Ein anderes Phänomen im polnischen Kino, das die Kinosäle füllt und außerhalb der Grenzen praktisch unbekannt bleibt, sind romantische Komödien. Jahr für Jahr schaffen es die Filme des Regisseurs Ryszard Zatorski, fünf Millionen Zuschauer zu überzeugen und für Verwunderung bei den Filmkritikern zu sorgen. Vergeblich sucht man in diesem Genre nach Werken, die sich mit intelligenten französischen Komödien oder auch Notting Hill messen können, die sowohl das geübte Publikum als auch weniger geschulte Kinogeher zufrieden stellen würden. Es sind rasch zusammengestückelte, äußerst schematische Adaptionen der so genannten „Frauenliteratur“, die die Liebesabenteuer der wohlhabenden neuen polnischen Mittelklasse beschreiben. Zatorskis Filme sind klassische Beispiele für die Realisierung des „polish dream“ auf der Leinwand –
alle haben hier ein Häuschen mit Garten, fahren in die Arbeit mit einem Luxusauto, und nach dem Lunch treffen sie Freunde zum Squash. Man muss nicht erwähnen, dass 99 Prozent der Zuseher eine solche Welt nur aus der Fernsehwerbung kennen. Es sind keine Filme, sondern bloß filmähnliche Produktionen, und aus noch einem Grund haben sie mehr mit Reklame als mit Film zu tun: Sie sind voll gestopft mit Product Placement. Weil aber das Publikum begierig ist nach Unterhaltung in polnischer Sprache, hat ein „Werk“ dieser Art zumeist sogar höhere Zuschauerzahlen als US-amerikanische Filme. Das ist insofern interessant, als sich laut Internetumfragen die polnischen Zuschauer durchaus der Tatsache bewusst sind, dass es sich hier nicht gerade um Filme mit Niveau handelt. Dennoch werden massenhaft Tickets für Filme gekauft, die immer mehr an Bollywood-Produktionen erinnern. Sie sind ähnlich kitschig, von der Realität abgehoben und weit entfernt von jeglichem logischen Drehbuchaufbau.
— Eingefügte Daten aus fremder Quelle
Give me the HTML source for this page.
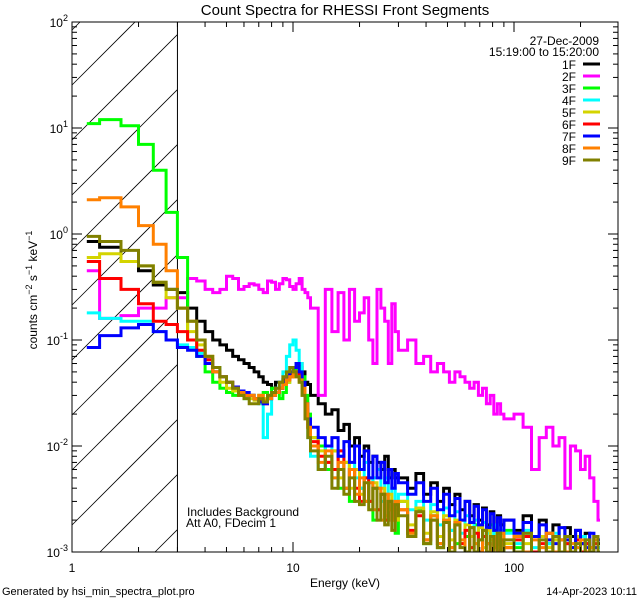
<!DOCTYPE html>
<html><head><meta charset="utf-8"><style>
html,body{margin:0;padding:0;background:#fff;overflow:hidden;width:640px;height:600px;}
svg{display:block;font-family:"Liberation Sans",sans-serif;}
</style></head><body>
<svg id="chart" width="640" height="600" viewBox="0 0 640 600" xmlns="http://www.w3.org/2000/svg">
<rect x="0" y="0" width="640" height="600" fill="#fff"/>
<text x="345" y="15" font-size="15" text-anchor="middle">Count Spectra for RHESSI Front Segments</text>
<defs><clipPath id="pc"><rect x="72" y="22" width="546" height="530"/></clipPath></defs>
<g id="hatch"></g>
<g id="series" clip-path="url(#pc)"></g>
<g id="axes"></g>
<text x="345" y="587" font-size="12" text-anchor="middle">Energy (keV)</text>
<text transform="translate(37,290) rotate(-90)" font-size="12" text-anchor="middle">counts cm<tspan dy="-5" font-size="9">−2</tspan><tspan dy="5"> s</tspan><tspan dy="-5" font-size="9">−1</tspan><tspan dy="5"> keV</tspan><tspan dy="-5" font-size="9">−1</tspan></text>
<text x="187" y="516" font-size="12">Includes Background</text>
<text x="186" y="527" font-size="12">Att A0, FDecim 1</text>
<text x="599" y="45" font-size="12" text-anchor="end">27-Dec-2009</text>
<text x="599" y="56" font-size="12" text-anchor="end">15:19:00 to 15:20:00</text>
<g id="legend"></g>
<text x="2" y="595" font-size="11">Generated by hsi_min_spectra_plot.pro</text>
<text x="637" y="595" font-size="11" text-anchor="end">14-Apr-2023 10:11</text>
</svg>
<script>
const names=["1F","2F","3F","4F","5F","6F","7F","8F","9F"];
const colors=["#000000","#ff00ff","#00ff00","#00ffff","#d4d400","#ff0000","#0000ff","#ff8000","#808000"];
// bin edges (keV): 1/3 keV to 12, 1 keV to 30, 3 keV to 90, 10 keV to 250
const segEdges=[[1,12,1/3],[12,30,1],[30,90,3],[90,250,10]];
const s1F=[0.85,0.75,0.55,0.45,0.33,0.3,0.28,0.2,0.15,0.12,0.1,0.09,0.08,0.07,0.065,0.06,0.055,0.05,0.045,0.04,0.038,0.035,0.04,0.04,0.042,0.045,0.048,0.05,0.055,0.06,0.05,0.04,0.038,
0.03,0.025,0.02,0.022,0.014,0.016,0.01,0.012,0.008,0.01,0.007,0.008,0.007,0.006,0.008,0.005,0.006,0.005,
0.005,0.004,0.0055,0.0035,0.0045,0.003,0.004,0.0028,0.0035,0.0025,0.003,0.0022,0.0028,0.002,0.0026,0.0018,0.0024,0.0016,0.0022,0.0018,
0.002,0.0016,0.0022,0.0014,0.002,0.0015,0.0018,0.0013,0.0017,0.0014,0.0016,0.0012,0.0015,0.0011,0.0014,0.0012];
const s2F=[0.45,0.16,0.17,0.2,0.2,0.25,0.25,0.38,0.36,0.3,0.28,0.3,0.4,0.38,0.3,0.32,0.34,0.33,0.3,0.28,0.36,0.35,0.3,0.34,0.38,0.37,0.32,0.3,0.34,0.38,0.3,0.28,0.25,
0.2,0.03,0.3,0.12,0.28,0.1,0.3,0.15,0.18,0.25,0.1,0.06,0.3,0.2,0.15,0.06,0.22,0.12,
0.08,0.1,0.06,0.07,0.05,0.06,0.05,0.04,0.05,0.045,0.04,0.035,0.04,0.03,0.035,0.025,0.03,0.02,0.025,0.02,
0.018,0.02,0.015,0.006,0.012,0.015,0.01,0.012,0.004,0.01,0.009,0.006,0.008,0.005,0.003,0.002];
const s3F=[11,12,10.5,7,4,1.6,0.6,0.1,0.07,0.05,0.04,0.035,0.032,0.03,0.03,0.028,0.03,0.028,0.03,0.032,0.03,0.035,0.032,0.028,0.032,0.04,0.045,0.05,0.06,0.055,0.045,0.03,0.02,
0.012,0.01,0.006,0.009,0.004,0.007,0.003,0.006,0.004,0.003,0.005,0.002,0.004,0.0035,0.002,0.003,0.0025,0.0015,
0.003,0.0015,0.0025,0.0012,0.0022,0.0011,0.002,0.0016,0.0012,0.002,0.0014,0.0011,0.0018,0.001,0.0016,0.0012,0.0018,0.0011,0.0015,0.001,
0.0016,0.0011,0.0015,0.001,0.0014,0.0012,0.0013,0.001,0.0014,0.0011,0.0013,0.001,0.0012,0.001,0.0013,0.0011];
const s4F=[0.18,0.16,0.15,0.15,0.12,0.1,0.09,0.085,0.075,0.065,0.055,0.045,0.04,0.035,0.032,0.03,0.03,0.028,0.025,0.012,0.02,0.03,0.035,0.04,0.05,0.07,0.09,0.1,0.08,0.06,0.04,0.02,0.012,
0.008,0.006,0.01,0.005,0.008,0.004,0.007,0.005,0.004,0.007,0.003,0.005,0.006,0.003,0.005,0.003,0.004,0.0028,
0.0035,0.0025,0.003,0.002,0.0028,0.0018,0.0026,0.0016,0.0024,0.0015,0.0022,0.0014,0.002,0.0013,0.0019,0.0015,0.0013,0.0018,0.0012,0.0016,
0.0015,0.0012,0.0016,0.0011,0.0014,0.0012,0.0015,0.001,0.0014,0.0012,0.0011,0.0014,0.0012,0.001,0.0013,0.0011];
const s5F=[0.6,0.65,0.55,0.5,0.35,0.25,0.2,0.12,0.09,0.07,0.05,0.04,0.035,0.033,0.03,0.03,0.028,0.027,0.03,0.028,0.03,0.03,0.032,0.035,0.038,0.04,0.045,0.05,0.045,0.04,0.03,0.02,0.015,
0.012,0.009,0.007,0.009,0.005,0.007,0.004,0.006,0.0035,0.005,0.003,0.0045,0.0025,0.004,0.0022,0.0035,0.0025,0.002,
0.003,0.0018,0.0026,0.0015,0.0024,0.0014,0.0022,0.0013,0.002,0.0012,0.0018,0.0014,0.0012,0.0017,0.0011,0.0016,0.0013,0.0011,0.0015,0.0012,
0.0012,0.0015,0.0012,0.001,0.0014,0.0011,0.0013,0.001,0.0012,0.0011,0.0014,0.001,0.0012,0.0011,0.0013,0.001];
const s6F=[0.55,0.38,0.3,0.22,0.15,0.14,0.12,0.1,0.08,0.065,0.05,0.045,0.04,0.036,0.033,0.03,0.03,0.028,0.027,0.025,0.028,0.03,0.032,0.035,0.04,0.042,0.045,0.048,0.05,0.045,0.035,0.022,0.015,
0.011,0.008,0.007,0.006,0.009,0.004,0.006,0.004,0.003,0.005,0.003,0.004,0.0025,0.0035,0.002,0.003,0.002,0.0028,
0.0025,0.0016,0.0022,0.0013,0.002,0.0012,0.0019,0.0011,0.0018,0.0012,0.0016,0.0011,0.0015,0.001,0.0014,0.0012,0.001,0.0014,0.001,0.0013,
0.0011,0.0013,0.0014,0.001,0.0012,0.001,0.0014,0.001,0.0012,0.001,0.0013,0.001,0.0012,0.001,0.0012,0.001];
const s7F=[0.085,0.11,0.13,0.14,0.12,0.1,0.085,0.08,0.07,0.06,0.05,0.045,0.04,0.036,0.033,0.032,0.03,0.028,0.026,0.025,0.028,0.03,0.032,0.035,0.04,0.045,0.05,0.055,0.06,0.05,0.04,0.025,0.018,
0.015,0.012,0.01,0.012,0.008,0.011,0.007,0.01,0.006,0.009,0.005,0.008,0.005,0.007,0.0045,0.006,0.004,0.0055,
0.0045,0.0035,0.0045,0.003,0.004,0.0025,0.0035,0.0022,0.0032,0.002,0.003,0.0019,0.0027,0.0018,0.0025,0.0017,0.0023,0.0016,0.0021,0.0015,
0.002,0.0015,0.0019,0.0014,0.0018,0.0013,0.0012,0.0017,0.0013,0.0011,0.0016,0.0012,0.0011,0.0015,0.0011,0.0013];
const s8F=[2.1,2.2,1.8,1.2,0.8,0.45,0.2,0.15,0.1,0.07,0.05,0.045,0.04,0.035,0.032,0.03,0.03,0.028,0.03,0.027,0.028,0.03,0.032,0.035,0.038,0.042,0.045,0.05,0.045,0.042,0.035,0.025,0.015,
0.01,0.007,0.009,0.005,0.007,0.004,0.006,0.0035,0.005,0.003,0.0045,0.0025,0.004,0.002,0.0035,0.0025,0.002,0.003,
0.0025,0.0015,0.0024,0.0013,0.0022,0.0012,0.002,0.0011,0.0019,0.0013,0.001,0.0017,0.0012,0.001,0.0016,0.0012,0.0009,0.0014,0.0011,0.0015,
0.0011,0.0014,0.001,0.0013,0.0011,0.0015,0.001,0.0013,0.001,0.0012,0.0011,0.0013,0.001,0.0011,0.0013,0.001];
const s9F=[0.95,0.85,0.7,0.5,0.35,0.3,0.2,0.15,0.1,0.07,0.055,0.045,0.04,0.035,0.03,0.028,0.025,0.025,0.028,0.026,0.03,0.032,0.035,0.04,0.045,0.05,0.055,0.05,0.045,0.04,0.03,0.018,0.012,
0.009,0.006,0.008,0.004,0.006,0.0035,0.005,0.003,0.0028,0.0045,0.0025,0.004,0.002,0.0035,0.0018,0.003,0.0016,0.0028,
0.0022,0.0014,0.0024,0.0012,0.002,0.0011,0.0019,0.001,0.0018,0.0011,0.001,0.0017,0.001,0.0013,0.0016,0.001,0.0014,0.0009,0.0015,0.001,
0.0013,0.001,0.0015,0.0009,0.0013,0.001,0.0014,0.001,0.0014,0.001,0.0012,0.0009,0.0013,0.001,0.0014,0.001];
const seriesData=[s1F,s2F,s3F,s4F,s5F,s6F,s7F,s8F,s9F];
const xTickLabels=["1","10","100"];
const yTickExps=[-3,-2,-1,0,1,2];

const X0=72,X1=618,Y0=22,Y1=552,DX=221,DY=106;
const xs=e=>X0+Math.log10(e)*DX;
const ys=v=>Y0+(2-Math.log10(v))*DY;
const NS="http://www.w3.org/2000/svg";
function mk(t,a,p){const e=document.createElementNS(NS,t);for(const k in a)e.setAttribute(k,a[k]);p.appendChild(e);return e;}
const edges=[];
segEdges.forEach((s,si)=>{const n=Math.round((s[1]-s[0])/s[2]);for(let i=(si===0?0:1);i<=n;i++)edges.push(s[0]+i*s[2]);});

// hatch (lines clipped analytically to the region 1-3 keV)
const hg=document.getElementById('hatch');
const HX1=xs(3);
for(let k=-12;k<12;k++){const yb=85+55*k;
 const xa=Math.max(X0,X0+yb-Y1), xb=Math.min(HX1,X0+yb-Y0);
 if(xb<=xa)continue;
 const l=mk('line',{x1:xa,y1:yb-(xa-X0),x2:xb,y2:yb-(xb-X0),stroke:'#000','stroke-width':0.8},hg);
 }
const vl=mk('line',{x1:HX1,y1:Y0,x2:HX1,y2:Y1,stroke:'#000','stroke-width':1},hg);


// series
const sg=document.getElementById('series');
seriesData.forEach((arr,si)=>{
  let d='';const clampY=v=>Math.min(ys(Math.max(v,0.0008)),Y1+2);
  for(let i=0;i<arr.length;i++){
    const xa=(i===0)?xs((edges[0]+edges[1])/2):xs(edges[i]);
    const xb=(i===arr.length-1)?xs((edges[i]+edges[i+1])/2):xs(edges[i+1]);
    const y=clampY(arr[i]);
    d+=(i===0?'M':'L')+xa.toFixed(1)+','+y.toFixed(1)+'L'+xb.toFixed(1)+','+y.toFixed(1);
  }
  const p=mk('path',{d:d,fill:'none',stroke:colors[si],'stroke-width':3,'stroke-linejoin':'miter'},sg);
  
  
});

// axes
const ag=document.getElementById('axes');
const fr=mk('rect',{x:X0,y:Y0,width:X1-X0,height:Y1-Y0,fill:'none',stroke:'#000','stroke-width':1},ag);

for(let dec=0;dec<3;dec++){for(let m=1;m<10;m++){const e=m*Math.pow(10,dec);const x=xs(e);if(x>X1)continue;const L=m===1?10:5;
 mk('line',{x1:x,y1:Y1,x2:x,y2:Y1-L,stroke:'#000'},ag);mk('line',{x1:x,y1:Y0,x2:x,y2:Y0+L,stroke:'#000'},ag);}}
xTickLabels.forEach((t,i)=>{const tx=mk('text',{x:xs(Math.pow(10,i)),y:572,'font-size':12,'text-anchor':'middle'},ag);tx.textContent=t;
 });
yTickExps.forEach(p=>{for(let m=1;m<10;m++){if(p===2&&m>1)break;const y=ys(m*Math.pow(10,p));const L=m===1?10:5;
 mk('line',{x1:X0,y1:y,x2:X0+L,y2:y,stroke:'#000'},ag);mk('line',{x1:X1,y1:y,x2:X1-L,y2:y,stroke:'#000'},ag);}
 const t=mk('text',{x:68,y:ys(Math.pow(10,p))+5,'font-size':12,'text-anchor':'end'},ag);
 
 t.innerHTML='10<tspan dy="-6" font-size="9">'+p+'</tspan>';});

// legend
const lg=document.getElementById('legend');
names.forEach((n,i)=>{const y=64+12*i;
 const t=mk('text',{x:576,y:y+5,'font-size':12,'text-anchor':'end'},lg);t.textContent=n;
 
 const l=mk('line',{x1:583,y1:y,x2:600,y2:y,stroke:colors[i],'stroke-width':3},lg);
 });
</script>
</body></html>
Wie sieht es nun mit der künstlerischen Seite aus? Filme von Ken Loach, Pedro Almodóvar oder Wong Kar-wai locken zwischen 100 und 100.000 Zuseher an, finden also höchst unterschiedlichen Zuspruch. Was die nationale Produktion betrifft, sollen nun nach den mageren Jahren die fetten kommen. Ein Anzeichen dafür ist die konstante Aufwärtsentwicklung von „Neue Horizonte“, des größten Filmfestivals des ambitionierten Kinos, das Ende Juli in Wroclaw (Breslau) stattfindet. Das interessierte Publikum kommt nicht nur aus Polen, sondern auch aus Tschechien oder Deutschland. Hier kann man neue Werke jener sehen, die zur Entwicklung der Kunst und der Filmsprache beitragen. Doch sind auch die Schwächen dieses Kinos unübersehbar. Vor einigen Jahren hat Slawomir Fabicki, der mit dem Kurzfilm Meska sprawa (Männersache, 2001) für den Oscar nominiert worden war, sein Talent aufblitzen lassen. Doch sein Langspielfilmdebüt Zodzysku (Retrieval, 2006) muss man als Niederlage verbuchen. Die Geschichte handelt von einem Jungen aus Schlesien – ein verarmtes, postindustrielles Gebiet Polens mit sehr hoher Arbeitslosigkeit –, der sich, um sein Brot zu verdienen, außerhalb der Gesetze stellen muss. Der lange erwartete Film ist ebenso wenig authentisch wie die von Luxus triefenden romantischen Komödien, und fand auch beim Publikum keine Anerkennung. Ein größerer, auch künstlerischer Erfolg war Oda do radosci (Ode an die Freude, 2005, gezeigt u.a. beim Filmfestival in Rotterdam und zuletzt bei EU XXL in Krems), ein Episodenfilm dreier junger Regisseure – Anna Kazejak, Jan Komasa und Maciej Migas –, die vom Leben dreier junger Polen erzählen: eines jungen HipHoppers, der gezwungen ist, sich dem System zu beugen, eines Mädchens, das aus England nach Hause zurückkommt, sowie eines jungen Fischers, der von der Emigration träumt. Ode an die Freude ist das Porträt einer ganzen Generation verlorener Idealisten, die zwischen Kommunismus und Kapitalismus am Rande der großen Veränderungen existieren und mit der eigenen Sensibilität nicht zu Rande kommen. Dieser energiegeladene und sehr effektiv inszenierte Film kann dem westlichen Zuschauer viel über das gegenwärtige Polen erzählen. Man kann den Film (mit englischen Untertiteln) übrigens legal aus dem Netz herunterladen (www.itvp.pl/oda).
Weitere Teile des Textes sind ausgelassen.